Electron-impact ionisation of atomic hydrogen from near threshold to high energies

Abstract

Application of the convergent close-coupling (CCC) method to electron-impact ionisation of the ground state of atomic hydrogen is considered at incident energies of 15·6, 17·6, 20, 25, 27·2, 30, 54·4, 150 and 250 eV. Total through to fully differential cross sections are presented. Following the analysis of Stelbovics (1999) the equal-energy sharing cross sections are calculated using a solely coherent combination of total-spin-dependent ionisation amplitudes, which are found to be simply a factor of two greater than the incoherent combination suggested by Bray and Fursa (1996).
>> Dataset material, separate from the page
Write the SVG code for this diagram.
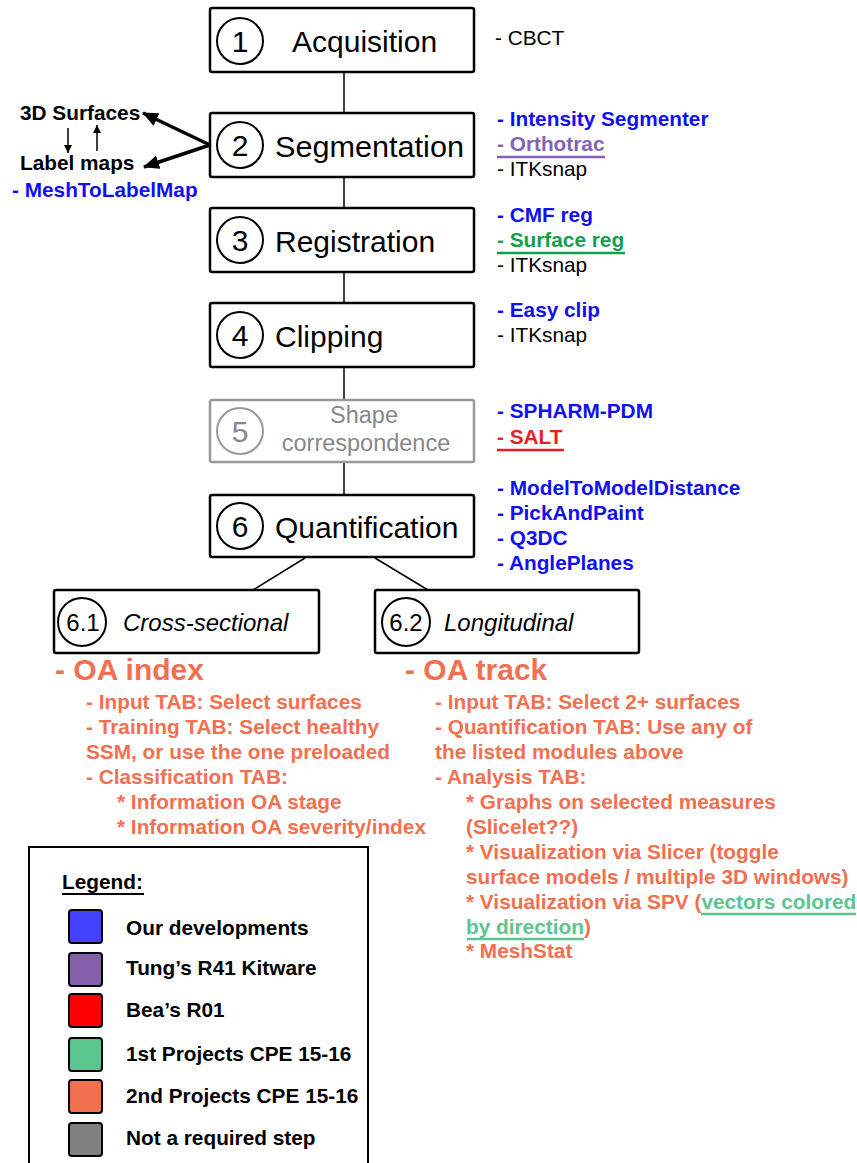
<svg xmlns="http://www.w3.org/2000/svg" width="857" height="1163" viewBox="0 0 857 1163">
<style>
text{font-family:"Liberation Sans",Arial,sans-serif}
.box{fill:#fff;stroke:#000;stroke-width:2.5}
.gbox{fill:#fff;stroke:#999;stroke-width:2.5}
.circ{fill:none;stroke:#000;stroke-width:2}
.gcirc{fill:none;stroke:#999;stroke-width:2}
.title{font-size:30px;fill:#000}
.num{font-size:30px;fill:#000;text-anchor:middle}
.sub{font-size:24px;font-style:italic;fill:#000}
.subnum{font-size:24px;fill:#000;text-anchor:middle}
.s{font-size:20.8px}
.b{font-weight:bold}
.blue{fill:#1010F0}
.purple{fill:#8463B4}
.green{fill:#12A04E}
.red{fill:#E81E24}
.blk{fill:#000}
.or{fill:#F07050}
.lg{fill:#5CC590}
.big{font-size:30px;font-weight:bold;fill:#F07050}
.conn{stroke:#000;stroke-width:1.5;fill:none}
.sw{stroke:#000;stroke-width:2}
</style>
<defs>
<marker id="ah" markerWidth="16" markerHeight="14" refX="15" refY="7" orient="auto" markerUnits="userSpaceOnUse" viewBox="0 0 16 14">
<path d="M0,0 L16,7 L0,14 z" fill="#000"/>
</marker>
<marker id="ahs" markerWidth="8" markerHeight="8" refX="8" refY="4" orient="auto" markerUnits="userSpaceOnUse" viewBox="0 0 8 8">
<path d="M0,0 L8,4 L0,8 z" fill="#000"/>
</marker>
</defs>

<g id="connectors">
<line class="conn" x1="344" y1="72" x2="344" y2="113"/>
<line class="conn" x1="344" y1="177" x2="344" y2="208"/>
<line class="conn" x1="344" y1="272" x2="344" y2="303"/>
<line class="conn" x1="344" y1="367" x2="344" y2="401"/>
<line class="conn" x1="344" y1="462" x2="344" y2="495"/>
<line class="conn" x1="305" y1="558" x2="253" y2="590"/>
<line class="conn" x1="375" y1="558" x2="428" y2="590"/>
<line stroke="#000" stroke-width="3.5" x1="210" y1="145" x2="143" y2="113" marker-end="url(#ah)"/>
<line stroke="#000" stroke-width="3.5" x1="210" y1="145" x2="144" y2="167" marker-end="url(#ah)"/>
<line stroke="#000" stroke-width="1.5" x1="68" y1="128" x2="68" y2="153" marker-end="url(#ahs)"/>
<line stroke="#000" stroke-width="1.5" x1="97" y1="151" x2="97" y2="125" marker-end="url(#ahs)"/>
</g>

<g id="node1">
<rect class="box" x="210" y="8" width="264" height="64" rx="2"/>
<circle class="circ" cx="240" cy="41" r="23"/>
<text class="num" x="240" y="52">1</text>
<text class="title" x="292" y="52">Acquisition</text>
</g>
<g id="node2">
<rect class="box" x="210" y="113" width="264" height="64" rx="2"/>
<circle class="circ" cx="240" cy="145" r="23"/>
<text class="num" x="240" y="156">2</text>
<text class="title" x="275" y="157" textLength="189" lengthAdjust="spacingAndGlyphs">Segmentation</text>
</g>
<g id="node3">
<rect class="box" x="210" y="208" width="264" height="64" rx="2"/>
<circle class="circ" cx="240" cy="240" r="23"/>
<text class="num" x="240" y="251">3</text>
<text class="title" x="275" y="252">Registration</text>
</g>
<g id="node4">
<rect class="box" x="210" y="303" width="264" height="64" rx="2"/>
<circle class="circ" cx="240" cy="335" r="23"/>
<text class="num" x="240" y="346">4</text>
<text class="title" x="275" y="347">Clipping</text>
</g>
<g id="node5">
<rect class="gbox" x="210" y="400" width="264" height="62" rx="2"/>
<circle class="gcirc" cx="240" cy="431" r="23"/>
<text class="num" x="240" y="442" style="fill:#888">5</text>
<text x="364" y="423" font-size="23.5" fill="#888" text-anchor="middle">Shape</text>
<text x="366" y="451" font-size="23.5" fill="#888" text-anchor="middle">correspondence</text>
</g>
<g id="node6">
<rect class="box" x="210" y="495" width="264" height="62" rx="2"/>
<circle class="circ" cx="240" cy="526" r="23"/>
<text class="num" x="240" y="537">6</text>
<text class="title" x="275" y="538">Quantification</text>
</g>
<g id="node61">
<rect class="box" x="54" y="590" width="265" height="63" rx="2"/>
<circle class="circ" cx="82" cy="622" r="24"/>
<text class="subnum" x="83" y="631">6.1</text>
<text class="sub" x="123" y="631">Cross-sectional</text>
</g>
<g id="node62">
<rect class="box" x="375" y="590" width="264" height="63" rx="2"/>
<circle class="circ" cx="406" cy="622" r="24"/>
<text class="subnum" x="406" y="631">6.2</text>
<text class="sub" x="444" y="631">Longitudinal</text>
</g>

<g id="left-labels">
<text class="s b blk" x="20" y="120">3D Surfaces</text>
<text class="s b blk" x="20" y="170">Label maps</text>
<text class="s b blue" x="12" y="197">- MeshToLabelMap</text>
</g>

<g id="tools">
<text class="s blk" x="495" y="45">- CBCT</text>
<text class="s b blue" x="497" y="126">- Intensity Segmenter</text>
<text class="s b purple" x="497" y="151">- Orthotrac</text>
<line x1="497" y1="157" x2="605" y2="157" stroke="#8463B4" stroke-width="2.5"/>
<text class="s blk" x="497" y="176">- ITKsnap</text>
<text class="s b blue" x="497" y="222">- CMF reg</text>
<text class="s b green" x="497" y="247">- Surface reg</text>
<line x1="497" y1="253" x2="625" y2="253" stroke="#12A04E" stroke-width="2.5"/>
<text class="s blk" x="497" y="272">- ITKsnap</text>
<text class="s b blue" x="497" y="317">- Easy clip</text>
<text class="s blk" x="497" y="342">- ITKsnap</text>
<text class="s b blue" x="497" y="418">- SPHARM-PDM</text>
<text class="s b red" x="497" y="444">- SALT</text>
<line x1="497" y1="450" x2="564" y2="450" stroke="#E81E24" stroke-width="2.5"/>
<text class="s b blue" x="497" y="495">- ModelToModelDistance</text>
<text class="s b blue" x="497" y="520">- PickAndPaint</text>
<text class="s b blue" x="497" y="545">- Q3DC</text>
<text class="s b blue" x="497" y="570">- AnglePlanes</text>
</g>

<g id="oa-index">
<text class="big" x="55" y="680">- OA index</text>
<text class="s b or" x="86" y="709">- Input TAB: Select surfaces</text>
<text class="s b or" x="86" y="734">- Training TAB: Select healthy</text>
<text class="s b or" x="86" y="759">SSM, or use the one preloaded</text>
<text class="s b or" x="86" y="784">- Classification TAB:</text>
<text class="s b or" x="117" y="809">* Information OA stage</text>
<text class="s b or" x="117" y="834">* Information OA severity/index</text>
</g>

<g id="oa-track">
<text class="big" x="405" y="680">- OA track</text>
<text class="s b or" x="435" y="709">- Input TAB: Select 2+ surfaces</text>
<text class="s b or" x="435" y="734">- Quantification TAB: Use any of</text>
<text class="s b or" x="435" y="759">the listed modules above</text>
<text class="s b or" x="435" y="784">- Analysis TAB:</text>
<text class="s b or" x="466" y="809">* Graphs on selected measures</text>
<text class="s b or" x="466" y="834">(Slicelet??)</text>
<text class="s b or" x="466" y="859">* Visualization via Slicer (toggle</text>
<text class="s b or" x="466" y="884">surface models / multiple 3D windows)</text>
<text class="s b or" x="466" y="909">* Visualization via SPV (<tspan class="lg">vectors colored</tspan></text>
<text class="s b or" x="466" y="934"><tspan class="lg">by direction</tspan>)</text>
<line x1="701" y1="914" x2="856" y2="914" stroke="#5CC590" stroke-width="2.5"/>
<line x1="467" y1="939" x2="584" y2="939" stroke="#5CC590" stroke-width="2.5"/>
<text class="s b or" x="466" y="958">* MeshStat</text>
</g>

<g id="legend">
<rect x="29" y="847" width="339" height="330" fill="#fff" stroke="#000" stroke-width="2"/>
<text class="s b blk" x="62" y="889">Legend:</text>
<line x1="62" y1="894" x2="144" y2="894" stroke="#000" stroke-width="2"/>
<rect class="sw" x="69" y="910" width="33" height="33" rx="3" fill="#4343FF"/>
<text class="s b blk" x="126" y="935">Our developments</text>
<rect class="sw" x="69" y="953" width="33" height="33" rx="3" fill="#8460AA"/>
<text class="s b blk" x="126" y="975">Tung’s R41 Kitware</text>
<rect class="sw" x="69" y="994" width="33" height="33" rx="3" fill="#FF0000"/>
<text class="s b blk" x="126" y="1017">Bea’s R01</text>
<rect class="sw" x="69" y="1038" width="33" height="33" rx="3" fill="#5BC58F"/>
<text class="s b blk" x="126" y="1061">1st Projects CPE 15-16</text>
<rect class="sw" x="69" y="1080" width="33" height="33" rx="3" fill="#F07050"/>
<text class="s b blk" x="126" y="1103">2nd Projects CPE 15-16</text>
<rect class="sw" x="69" y="1123" width="33" height="33" rx="3" fill="#808080"/>
<text class="s b blk" x="126" y="1145">Not a required step</text>
</g>
</svg>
As a consequence, the CCC theory is particularly well-suited to the equal-energy-sharing kinematical region, where it is able to obtain convergent absolute scattering amplitudes, fully ab initio. This is consistent with the step-function hypothesis of Bray (1997), and indicates that at equal-energy-sharing the CCC amplitudes converge to half the step size. Comparison with experiment is satisfactory in some cases and substantial discrepancies are identified in others. The discrepancies are generally unpredictable and some internal inconsistencies in the experimental data are identified. Accordingly, new (e, 2e) measurements are requested.